Aim of the exercise: Reproduce, please, the span of lines beginning at the line with "Rebuild this chart" and ending at the line with "ax.set_ylim(0, 60)", inclusive, minus any pictures.

Excerpted records:

►

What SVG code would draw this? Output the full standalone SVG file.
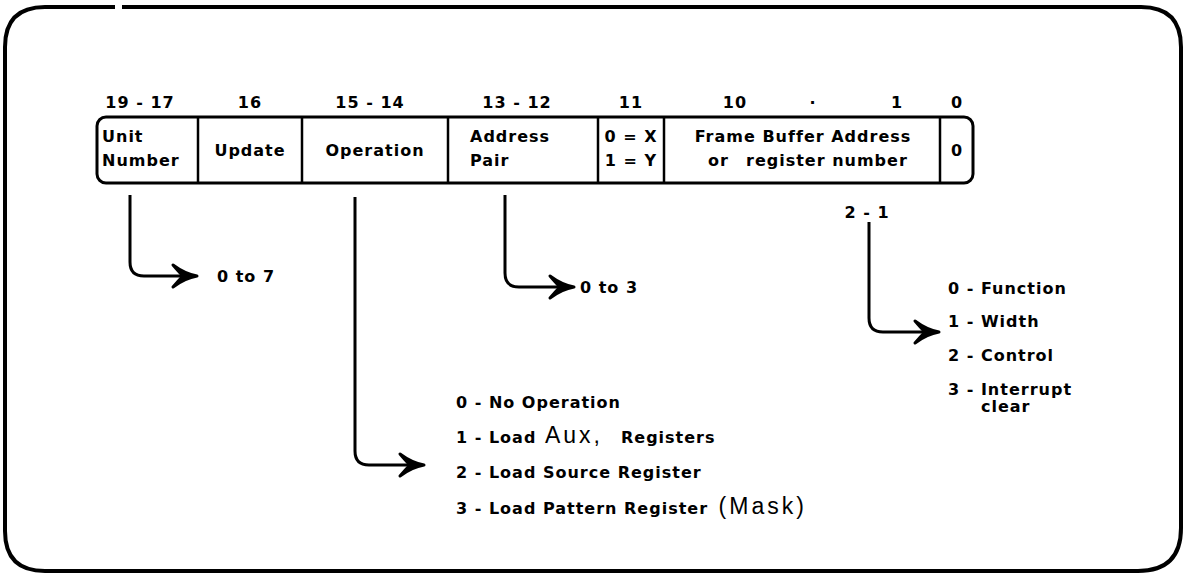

◄
►

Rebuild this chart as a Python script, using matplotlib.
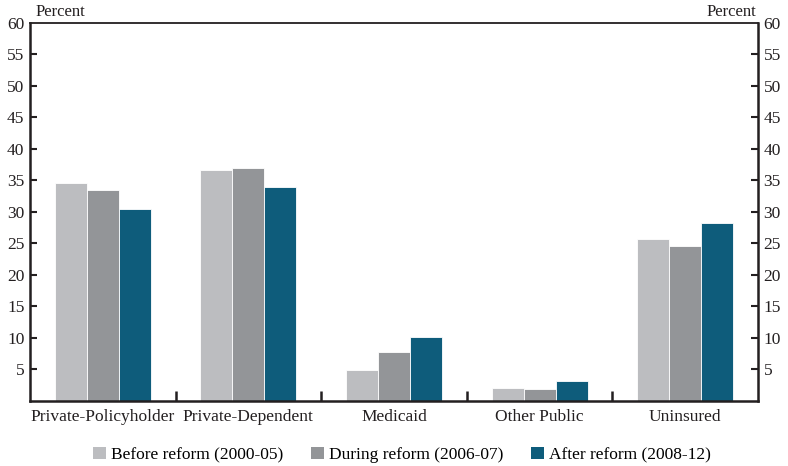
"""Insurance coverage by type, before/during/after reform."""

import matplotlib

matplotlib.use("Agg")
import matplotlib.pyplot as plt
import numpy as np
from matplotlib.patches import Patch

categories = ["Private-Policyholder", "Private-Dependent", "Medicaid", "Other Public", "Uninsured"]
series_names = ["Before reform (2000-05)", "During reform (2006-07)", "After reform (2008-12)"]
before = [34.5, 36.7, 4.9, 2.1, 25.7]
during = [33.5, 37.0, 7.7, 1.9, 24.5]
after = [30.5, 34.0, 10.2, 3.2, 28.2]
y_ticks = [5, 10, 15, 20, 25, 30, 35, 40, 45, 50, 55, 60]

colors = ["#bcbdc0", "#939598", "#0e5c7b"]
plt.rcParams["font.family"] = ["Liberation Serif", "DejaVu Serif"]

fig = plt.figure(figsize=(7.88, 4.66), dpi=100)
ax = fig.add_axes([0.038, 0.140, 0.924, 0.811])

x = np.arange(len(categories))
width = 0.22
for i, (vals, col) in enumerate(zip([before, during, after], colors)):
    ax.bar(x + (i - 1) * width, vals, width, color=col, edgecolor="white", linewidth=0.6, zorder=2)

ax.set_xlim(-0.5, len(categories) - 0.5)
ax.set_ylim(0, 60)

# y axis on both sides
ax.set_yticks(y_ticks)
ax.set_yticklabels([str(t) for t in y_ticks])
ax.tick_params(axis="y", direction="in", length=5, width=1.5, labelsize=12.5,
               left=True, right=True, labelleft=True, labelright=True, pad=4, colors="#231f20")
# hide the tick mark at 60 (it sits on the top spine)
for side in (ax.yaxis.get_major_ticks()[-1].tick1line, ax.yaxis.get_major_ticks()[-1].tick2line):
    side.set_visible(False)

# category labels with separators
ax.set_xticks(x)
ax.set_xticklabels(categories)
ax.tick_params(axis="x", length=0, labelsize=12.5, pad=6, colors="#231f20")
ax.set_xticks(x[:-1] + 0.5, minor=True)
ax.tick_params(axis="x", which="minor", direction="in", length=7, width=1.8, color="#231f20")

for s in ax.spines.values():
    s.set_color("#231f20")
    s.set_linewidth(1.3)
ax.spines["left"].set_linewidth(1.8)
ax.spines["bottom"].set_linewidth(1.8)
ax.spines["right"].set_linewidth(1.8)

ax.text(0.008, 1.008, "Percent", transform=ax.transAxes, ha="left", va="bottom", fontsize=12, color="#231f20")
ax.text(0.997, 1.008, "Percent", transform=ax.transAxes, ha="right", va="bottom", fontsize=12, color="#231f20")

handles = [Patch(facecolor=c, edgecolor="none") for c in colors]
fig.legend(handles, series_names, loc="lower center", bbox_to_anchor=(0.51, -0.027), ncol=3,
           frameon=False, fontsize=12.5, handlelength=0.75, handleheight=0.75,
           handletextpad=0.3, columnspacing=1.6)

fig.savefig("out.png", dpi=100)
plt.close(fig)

◄

Answer to this exercise:
Rebuild this chart as a Python script, using matplotlib.
"""Insurance coverage by type, before/during/after reform."""

import matplotlib

matplotlib.use("Agg")
import matplotlib.pyplot as plt
import numpy as np
from matplotlib.patches import Patch

categories = ["Private-Policyholder", "Private-Dependent", "Medicaid", "Other Public", "Uninsured"]
series_names = ["Before reform (2000-05)", "During reform (2006-07)", "After reform (2008-12)"]
before = [34.5, 36.7, 4.9, 2.1, 25.7]
during = [33.5, 37.0, 7.7, 1.9, 24.5]
after = [30.5, 34.0, 10.2, 3.2, 28.2]
y_ticks = [5, 10, 15, 20, 25, 30, 35, 40, 45, 50, 55, 60]

colors = ["#bcbdc0", "#939598", "#0e5c7b"]
plt.rcParams["font.family"] = ["Liberation Serif", "DejaVu Serif"]

fig = plt.figure(figsize=(7.88, 4.66), dpi=100)
ax = fig.add_axes([0.038, 0.140, 0.924, 0.811])

x = np.arange(len(categories))
width = 0.22
for i, (vals, col) in enumerate(zip([before, during, after], colors)):
    ax.bar(x + (i - 1) * width, vals, width, color=col, edgecolor="white", linewidth=0.6, zorder=2)

ax.set_xlim(-0.5, len(categories) - 0.5)
ax.set_ylim(0, 60)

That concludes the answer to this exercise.